At trial, Slaughter told the jury that Maurice sold drugs for him, and the killing was because Maurice owed him money and that the men took $85 from the boy.
However, that story was apparently discredited early on in the investigation by Maurice’s best friend, Larry Carter. His interview with police was also viewed by 11 Investigates. When a police officer asked if Maurice carried around a lot of money, Carter dismissed that, saying his friend never had any money. When he was asked if the boys did drugs, he said, “Nah, Maurice wasn’t into that.”
No police files or interviews by 11 Investigates have ever been able to find evidence that Maurice was a drug dealer.
The videotapes were hotly contested prior to the Jan. 3, 2000, trial date. The defense team tried multiple times to get the tapes. At one point, according to court records, the prosecutor turned over tapes, though the defense said 65 minutes were missing.
It was later determined that the tapes given to the defense were copies, not originals. In an October 1999, hearing, lead prosecutor Andy Lastra said the originals had been located and would be turned over.

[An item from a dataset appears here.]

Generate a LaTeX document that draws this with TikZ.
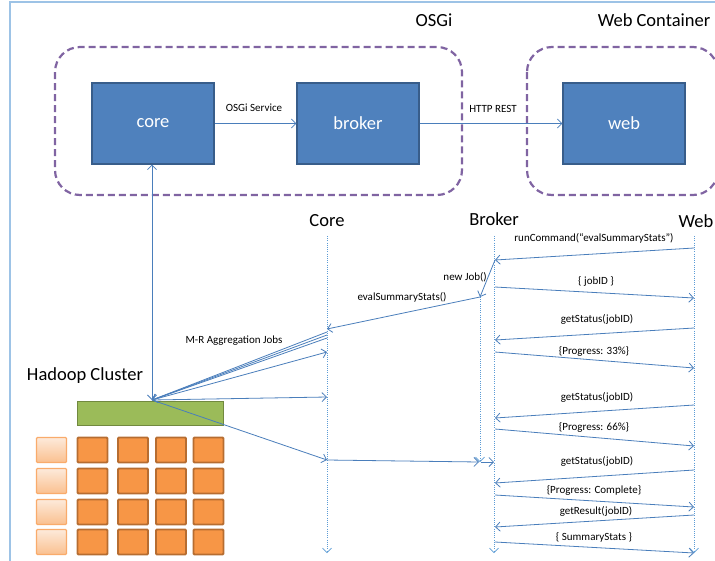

At trial, lead detective Bart Beavers was asked about that 12-minute period when Slaughter flipped on Braddy and Willis. Beavers said that Mosley was supposed to provide a written report, though he never did, because the interview was on video.
The videos were never shown to the jury.
11 Investigates asked for the tapes in early June but was told they were lost. Those VHS tapes were finally discovered earlier this week, in addition to Slaughter’s original case file. The file included video of when Willis was arrested. Willis struggled to read his rights off a piece of paper, leaning over and getting inches from the paper to see the type. Today, Willis wears thick-lensed glasses and says he has always had trouble seeing. He said he did not wear glasses until prison because “they didn’t look cool.”
One of the questions about the case was Slaughter’s statement to police that Willis was the one who spotted the boy down the street at 4 a.m. Willis said he never would have been able to do that.
The original case file for Braddy and Willis continues to be missing. The only files remaining pertain to their post-conviction appeals. If the original files were destroyed, it would be a violation of the prosecutor's office’s record retention schedule, which mandates that criminal files be kept permanently.
Willis reached out to 11 Investigates earlier this week to say that he was willing to sit down with prosecutors to answer their questions, even giving his permission for a polygraph exam. On Wednesday, Lastra emailed to discredit the statements of Shondrea Rayford in a report to 11 Investigates. She was a key figure in obtaining the indictment of Braddy and Willis, telling police that Slaughter admitted to the murder and that he said Braddy and Willis were involved. She now says that none of that is true and that police and prosecutors told her what to say, something that Lastra denies. He says the evidence clearly contradicts her statements to 11 Investigates.
In a response to the email, 11 Investigates told Lastra that Willis is willing to take a polygraph. There has been no response yet to that information.